+++ RECORDS SHOWN +++
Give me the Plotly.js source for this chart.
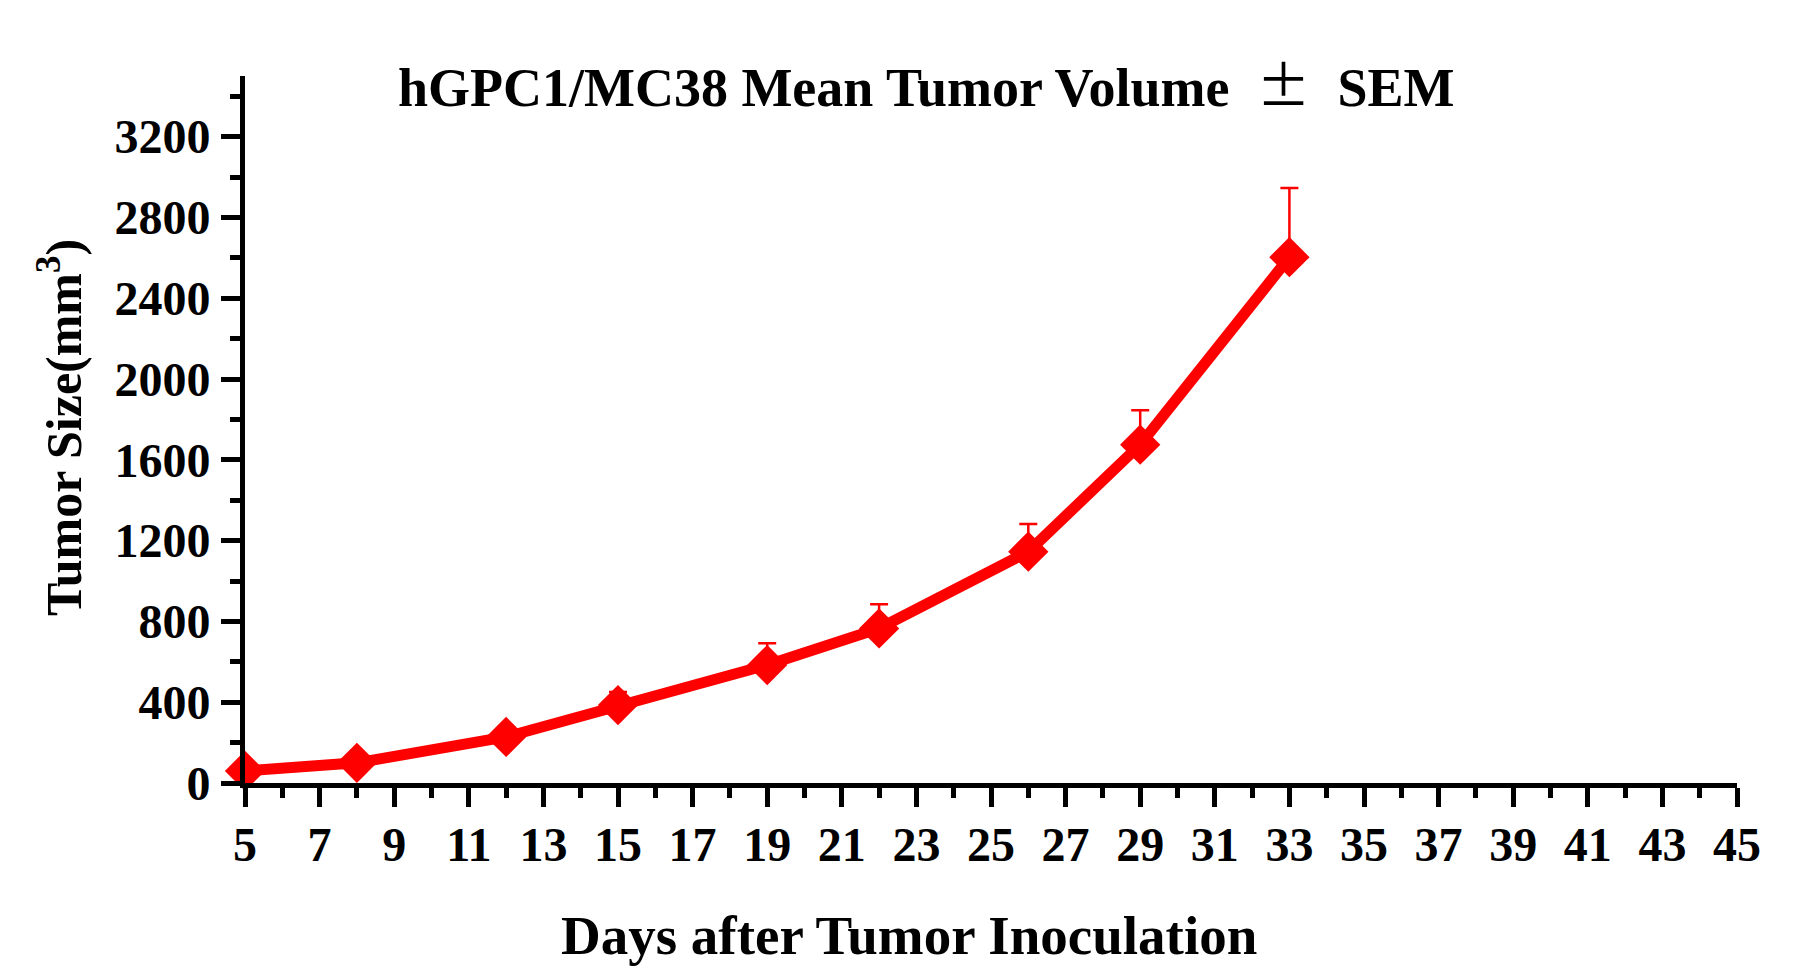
<!DOCTYPE html>
<html>
<head>
<meta charset="utf-8">
<script src="https://cdn.plot.ly/plotly-3.0.1.min.js"></script>
<style>
  html, body { margin: 0; padding: 0; background: #fff; }
  #chart { width: 1802px; height: 978px; }
</style>
</head>
<body>
<div id="chart"></div>
<script>
// days after inoculation, mean volume (mm^3) and upper SEM
const days = [5, 8, 12, 15, 19, 22, 26, 29, 33];
const meanVolume = [60, 100, 228, 386, 584, 765, 1145, 1675, 2603];
const semUpper = [10, 15, 25, 64, 108, 120, 137, 170, 343];
const semLower = [0, 0, 0, 0, 0, 0, 0, 0, 0];

const RED = '#FF0000';
const FONT = 'Liberation Serif, Times New Roman, serif';

const trace = {
    x: days, y: meanVolume,
    type: 'scatter', mode: 'lines+markers',
    line: { color: RED, width: 11 },
    marker: { symbol: 'diamond', size: 31, color: RED },
    error_y: {
        type: 'data', symmetric: false,
        array: semUpper, arrayminus: semLower,
        color: RED, thickness: 2.5, width: 9
    },
    cliponaxis: false,
    showlegend: false
};

const tickFont = { family: FONT, size: 48, color: '#000', weight: 'bold' };

const layout = {
    width: 1802, height: 978,
    paper_bgcolor: '#fff', plot_bgcolor: '#fff',
    font: { family: FONT, color: '#000' },
    margin: { l: 245, r: 65, t: 76, b: 195 },
    title: {
        text: 'hGPC1/MC38 Mean Tumor Volume  <span style="font-weight:normal;font-family:Noto Sans CJK SC">±</span>  SEM',
        font: { family: FONT, size: 54, color: '#000', weight: 'bold' },
        x: 0.514, xanchor: 'center', xref: 'container',
        y: 0.911, yanchor: 'middle', yref: 'container'
    },
    xaxis: {
        range: [5, 45], tick0: 5, dtick: 2,
        showgrid: false, zeroline: false,
        showline: true, linecolor: '#000', linewidth: 5,
        ticks: 'outside', ticklen: 19, tickwidth: 5, tickcolor: '#000',
        minor: { dtick: 1, ticks: 'outside', ticklen: 10, tickwidth: 5, tickcolor: '#000' },
        tickfont: tickFont, ticklabelstandoff: -4,
        fixedrange: true
    },
    yaxis: {
        range: [0, 3500], tick0: 0, dtick: 400,
        showgrid: false, zeroline: false,
        showline: true, linecolor: '#000', linewidth: 5,
        ticks: 'outside', ticklen: 19, tickwidth: 5, tickcolor: '#000',
        minor: { dtick: 200, ticks: 'outside', ticklen: 10, tickwidth: 5, tickcolor: '#000' },
        tickfont: tickFont, ticklabelstandoff: 1,
        fixedrange: true
    },
    annotations: [
        {
            text: 'Days after Tumor Inoculation',
            xref: 'paper', yref: 'paper', x: 0.445, y: -0.215,
            xanchor: 'center', yanchor: 'middle', showarrow: false,
            font: { family: FONT, size: 55, color: '#000', weight: 'bold' }
        },
        {
            text: 'Tumor Size(mm<sup>3</sup>)',
            xref: 'paper', yref: 'paper', x: -0.124, y: 0.5035,
            xanchor: 'center', yanchor: 'middle', showarrow: false, textangle: -90,
            font: { family: FONT, size: 50, color: '#000', weight: 'bold' }
        }
    ]
};

Plotly.newPlot('chart', [trace], layout, { displayModeBar: false, staticPlot: true });
</script>
</body>
</html>
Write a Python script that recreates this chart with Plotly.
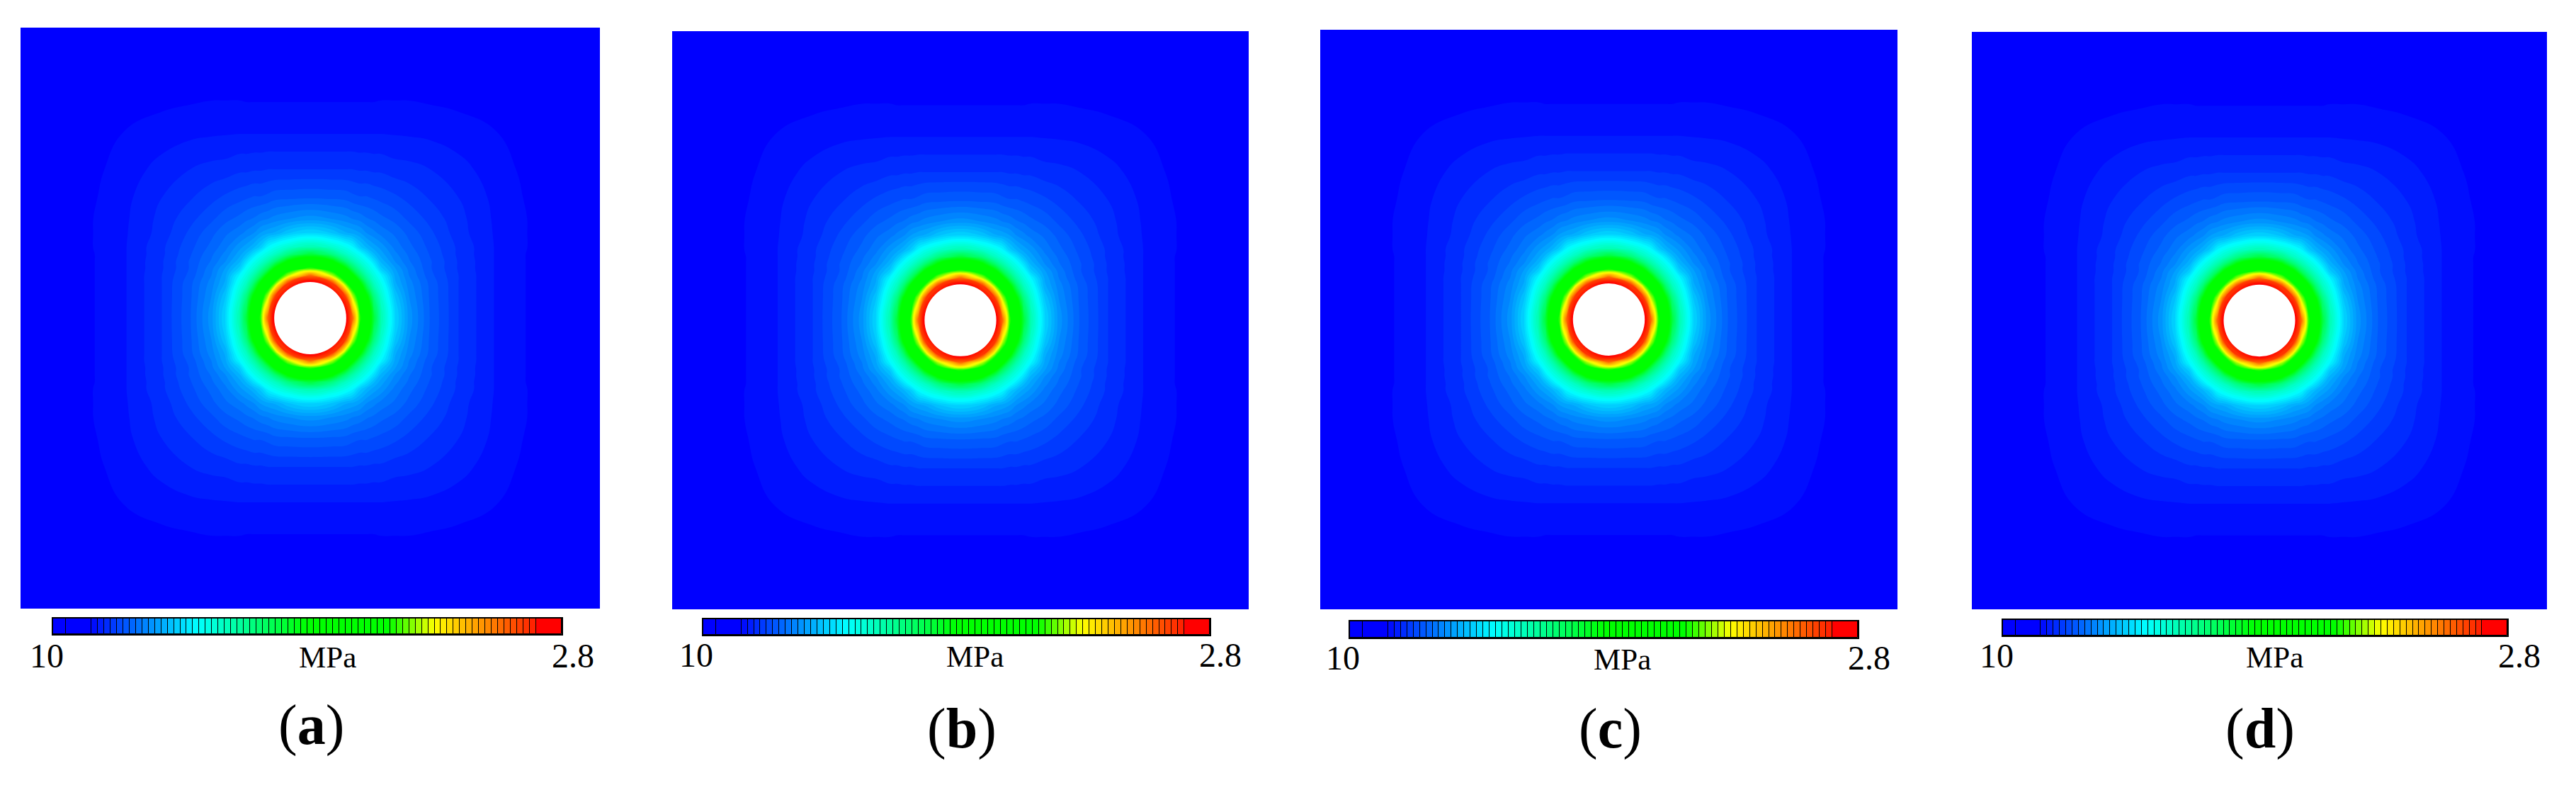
+++
§ OBJECTIVE: Copy only the part of the records that runs from the first line to the line with "const FONT = 'Liberation", ends included, leaving pictures out.

§ ANSWER TO THIS TASK:
Give me the Plotly.js source for this chart.
<!DOCTYPE html>
<html>
<head>
<meta charset="utf-8">
<script src="https://cdn.plot.ly/plotly-3.0.1.min.js"></script>
<style>
  html, body { margin: 0; padding: 0; background: #fff; }
  #chart { width: 1802px; height: 978px; }
</style>
</head>
<body>
<div id="chart"></div>
<script>
// days after inoculation, mean volume (mm^3) and upper SEM
const days = [5, 8, 12, 15, 19, 22, 26, 29, 33];
const meanVolume = [60, 100, 228, 386, 584, 765, 1145, 1675, 2603];
const semUpper = [10, 15, 25, 64, 108, 120, 137, 170, 343];
const semLower = [0, 0, 0, 0, 0, 0, 0, 0, 0];

const RED = '#FF0000';
const FONT = 'Liberation Serif, Times New Roman, serif';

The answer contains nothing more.